Copyright notice

This article is from the Dictionary of North Carolina Biography, 6 volumes, edited by William S. Powell. Copyright ©1979-1996 by the University of North Carolina Press. Used by permission of the publisher. For personal use and not for further distribution. Please submit permission requests for other use directly to the publisher.

Printer-friendly page

Walden, Islay

by Blyden Jackson, 1994; Revised by NC Government & Heritage Library, August 2022.

1843 - January 1884Black and white photo of a man wearing a suit. He has a calm expression on his face. Photograph is labeled "Islay Walden 1879" in cursive handwriting at bottom of image.

Islay Walden, black poet and Congregational minister, was born in Randolph County, the son of a woman named Ruth who was enslaved by James Gardner and William D. Walden, a free black man. At Gardner's death in 1843, Ruth and her two children were sold to enslaver Dolphin Gardner. Islay was at that time a babe in arms while his sister, Sarah, was two. How many times he was sold to new enslavers after Gardner is unknown. 

Islay Walden was blessed with abilities in mathematics and language, which expressed themselves before he was able to read. He was able to calculate difficult arithmetic problems with great speed in his head. His enslaver delighted in exhibiting his prowess and in taking bets on Islay's accuracy with numbers. The youth's ability to form verses was also discovered by his enslaver, who referred to him as a poet. In 1865, at the end of the Civil War, Walden was driving mules in a Randolph County gold mine.

Although threatened all of his life with blindness because of severe nearsightedness, he was determined to learn to read and to become a minister. In 1867 he walked from North Carolina to Washington, D.C., where he supported himself by manual labor and peddling political ballads of his own composition on the street. Meanwhile, he played the good samaritan to indigent black children, giving them what spiritual guidance he could and organizing some of them into a Sunday school.

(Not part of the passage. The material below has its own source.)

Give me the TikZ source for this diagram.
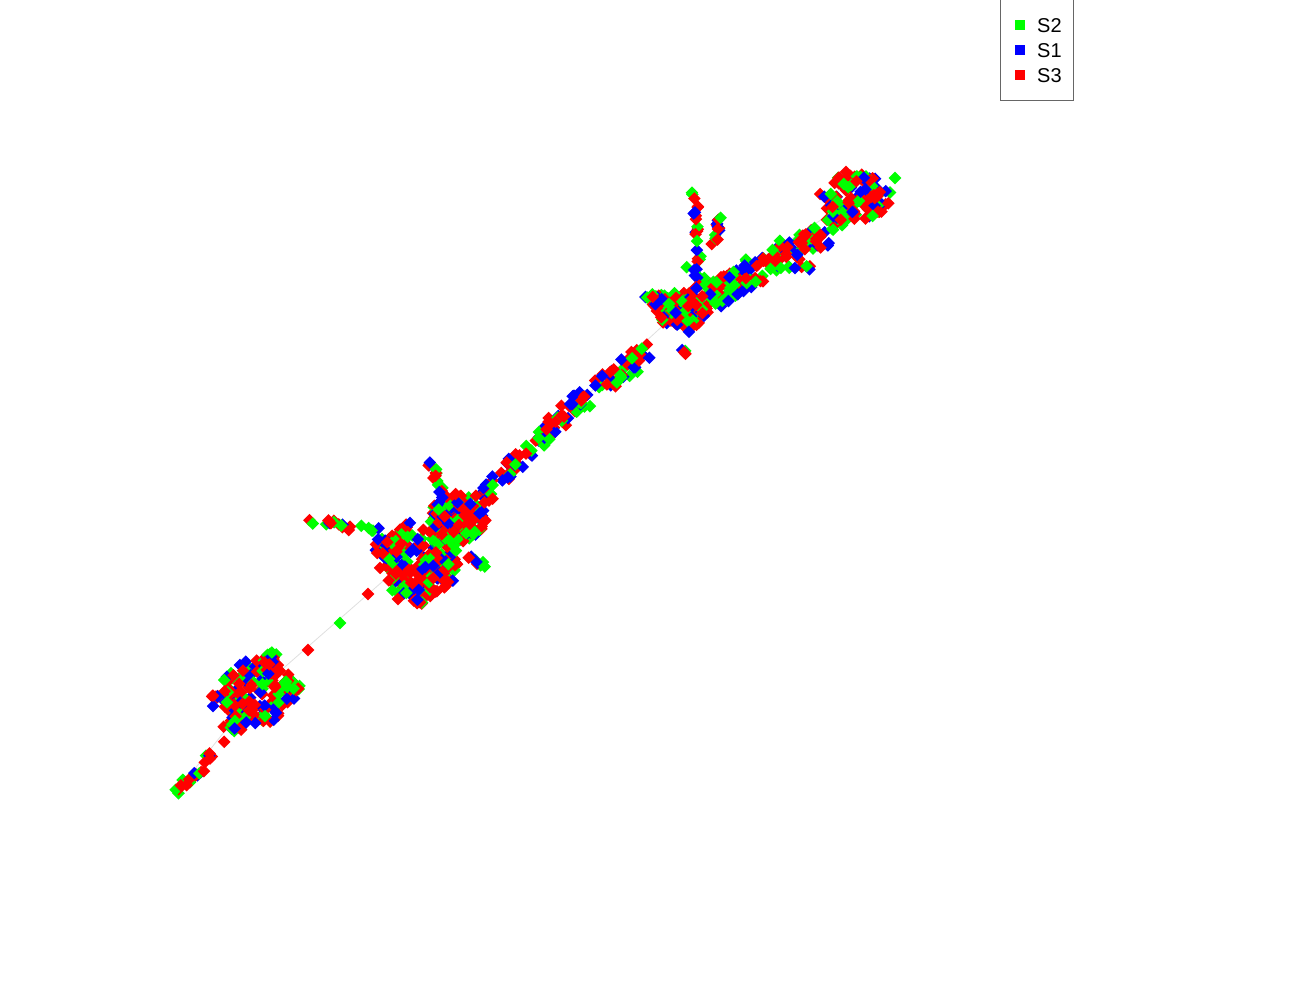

In 1871, having memorized from an anatomy textbook selected chapters that he delivered—apparently verbatim—as a lecture entitled "Anatomy and Hygiene," he worked his way through Pennsylvania and New Jersey to New Brunswick. In New Brunswick he tarried and acquired friends and patrons. Indeed, in 1872 the Second Reformed Church of New Brunswick gave him a scholarship of $150 a year to Howard University, and he returned to Washington.

Walden finished the normal school at Howard in 1876. Principally to help with his expenses he had published his Miscellaneous Poems in 1872, with a second edition in 1873. Returning to New Brunswick in 1876, he enrolled in the New Brunswick Theological Seminary. The next year he published his Sacred Poems , again as a means of helping to pay for his education. In New Brunswick, as he had done in Washington, he took a philanthropic interest in the local black community. In October 1877, for example, he started a "Student's Mission" for sixty boys and girls whose needs were extremely dire. He maintained this mission for two years.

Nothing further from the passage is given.